The infra bond and home-loan routes

PARVATHA VARDHINI C. | Updated on February 12, 2011

A bungalow with Mangalore tiles roof in the city. Photo : Eswarraj   -  The HIndu

A tax-saving option available specifically for this year is the deduction for investment in infrastructure bonds.

Under section 80CCF, the exemption is available for an investment of up to Rs 20,000, over and above the Rs 1 lakh limit.

The DTC, till date, has not stated that this exemption would continue.

However, considering the enormity of funds needed for the infrastructure sector and going by the logic of incentivising long-term savings, this option may continue to be available for the next year, as also under the DTC.

If you are among those whose income falls in the higher tax brackets and need savings beyond Rs 1 lakh to ease your tax burden, you can subscribe to these bonds. A recommendation on three such infrastructure bond issues that are currently open is carried in our ‘Money wise' page today.

Another option under the 80C limit is the deduction for principal repayments on housing loan. You can enjoy the benefit this year; at the same time, gear up for a change. As per the DTC, this avenue will not be available.

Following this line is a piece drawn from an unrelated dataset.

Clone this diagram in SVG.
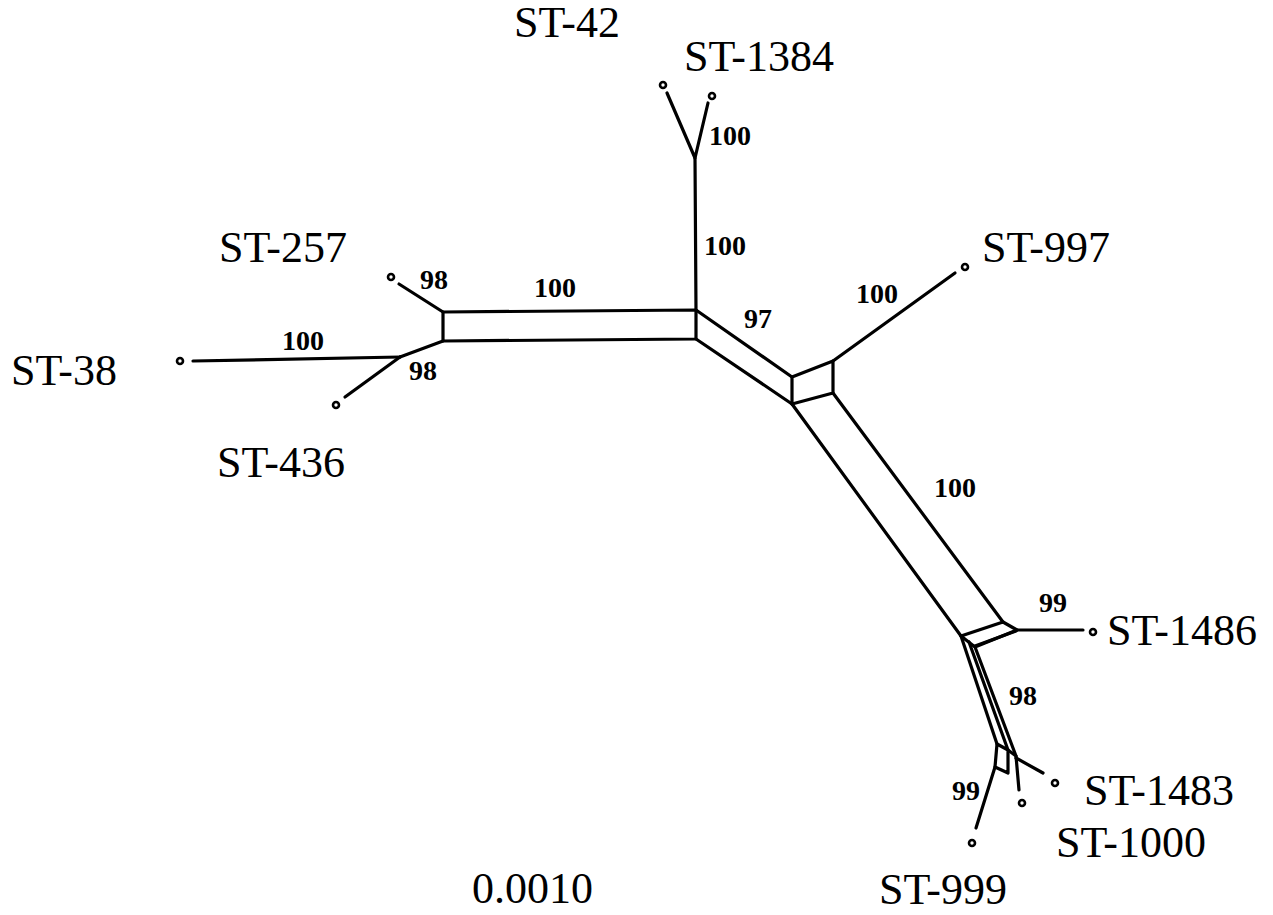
<svg xmlns="http://www.w3.org/2000/svg" width="1273" height="915" viewBox="0 0 1273 915">
  <style>
    .edge { fill: none; stroke: #000; stroke-width: 3.2; stroke-linejoin: round; stroke-linecap: round; }
    .tip { fill: #fff; stroke: #000; stroke-width: 2.6; }
    .taxon { font-family: "Liberation Serif", "Times New Roman", serif; font-size: 44px; fill: #000; }
    .support { font-family: "Liberation Serif", "Times New Roman", serif; font-size: 28px; font-weight: bold; fill: #000; }
  </style>
  <rect width="1273" height="915" fill="#fff"/>

  <!-- splits network edges -->
  <g id="connectors">
    <!-- ST-42 / ST-1384 cherry -->
    <path class="edge" d="M667 93 L695 158 L708 103"/>
    <path class="edge" d="M695 158 L696 310"/>
    <!-- left box -->
    <path class="edge" d="M443 312 L696 310 L696 339 L443 341 Z"/>
    <path class="edge" d="M443 312 L399 284"/>
    <path class="edge" d="M443 341 L400 357"/>
    <path class="edge" d="M400 357 L193 361"/>
    <path class="edge" d="M400 357 L345 397"/>
    <!-- central box -->
    <path class="edge" d="M696 310 L792 377"/>
    <path class="edge" d="M696 339 L792 404"/>
    <path class="edge" d="M792 377 L833 361 L833 393 L792 404 Z"/>
    <path class="edge" d="M833 361 L955 273"/>
    <!-- long arm -->
    <path class="edge" d="M792 404 L961 636"/>
    <path class="edge" d="M833 393 L1003 622"/>
    <path class="edge" d="M961 636 L1003 622 L1017 630 L975 647 Z"/>
    <path class="edge" d="M975 646 L1016 631" stroke-width="5"/>
    <path class="edge" d="M1017 630 L1083 630"/>
    <!-- lower cluster -->
    <path class="edge" d="M961 636 L997 744"/>
    <path class="edge" d="M969 642 L1008 750"/>
    <path class="edge" d="M975 647 L1016 756"/>
    <path class="edge" d="M997 744 L995 767 L1008 773 L1008 750 Z"/>
    <path class="edge" d="M1008 750 L1016 756 L1019 790"/>
    <path class="edge" d="M995 767 L976 828"/>
    <path class="edge" d="M1016 758 L1043 773"/>
  </g>

  <!-- taxa -->
  <g id="st-42"><circle class="tip" cx="663" cy="85" r="3"/><text class="taxon" x="514" y="37">ST-42</text></g>
  <g id="st-1384"><circle class="tip" cx="712" cy="96" r="3"/><text class="taxon" x="684" y="71">ST-1384</text></g>
  <g id="st-257"><circle class="tip" cx="391" cy="277" r="3"/><text class="taxon" x="219" y="262">ST-257</text></g>
  <g id="st-38"><circle class="tip" cx="180" cy="361" r="3"/><text class="taxon" x="11" y="385">ST-38</text></g>
  <g id="st-436"><circle class="tip" cx="336" cy="405" r="3"/><text class="taxon" x="217" y="477">ST-436</text></g>
  <g id="st-997"><circle class="tip" cx="965" cy="267" r="3"/><text class="taxon" x="982" y="262">ST-997</text></g>
  <g id="st-1486"><circle class="tip" cx="1093" cy="632" r="3"/><text class="taxon" x="1107" y="645">ST-1486</text></g>
  <g id="st-1483"><circle class="tip" cx="1055" cy="783" r="3"/><text class="taxon" x="1084" y="805">ST-1483</text></g>
  <g id="st-1000"><circle class="tip" cx="1022" cy="803" r="3"/><text class="taxon" x="1056" y="857">ST-1000</text></g>
  <g id="st-999"><circle class="tip" cx="972" cy="843" r="3"/><text class="taxon" x="879" y="904">ST-999</text></g>

  <!-- bootstrap support -->
  <g id="support-labels">
    <text class="support" x="709" y="145">100</text>
    <text class="support" x="704" y="255">100</text>
    <text class="support" x="420" y="289">98</text>
    <text class="support" x="534" y="297">100</text>
    <text class="support" x="744" y="328">97</text>
    <text class="support" x="282" y="350">100</text>
    <text class="support" x="409" y="380">98</text>
    <text class="support" x="856" y="303">100</text>
    <text class="support" x="934" y="497">100</text>
    <text class="support" x="1039" y="612">99</text>
    <text class="support" x="1009" y="705">98</text>
    <text class="support" x="952" y="800">99</text>
  </g>

  <!-- scale -->
  <g id="scale"><text class="taxon" x="472" y="903">0.0010</text></g>
</svg>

What will take its place is a deduction of up to Rs. 1,50,000 on payment of interest on loan taken for self-occupied property.

Here, it is available over and above the Rs 1lakh under Sec 69 and the Rs 50,000 for insurance premia and tuition fees.

However, buyers of second homes should note that if a loan is taken and the property is later let out, the interest deduction will have to be claimed under the ‘house property' head of income.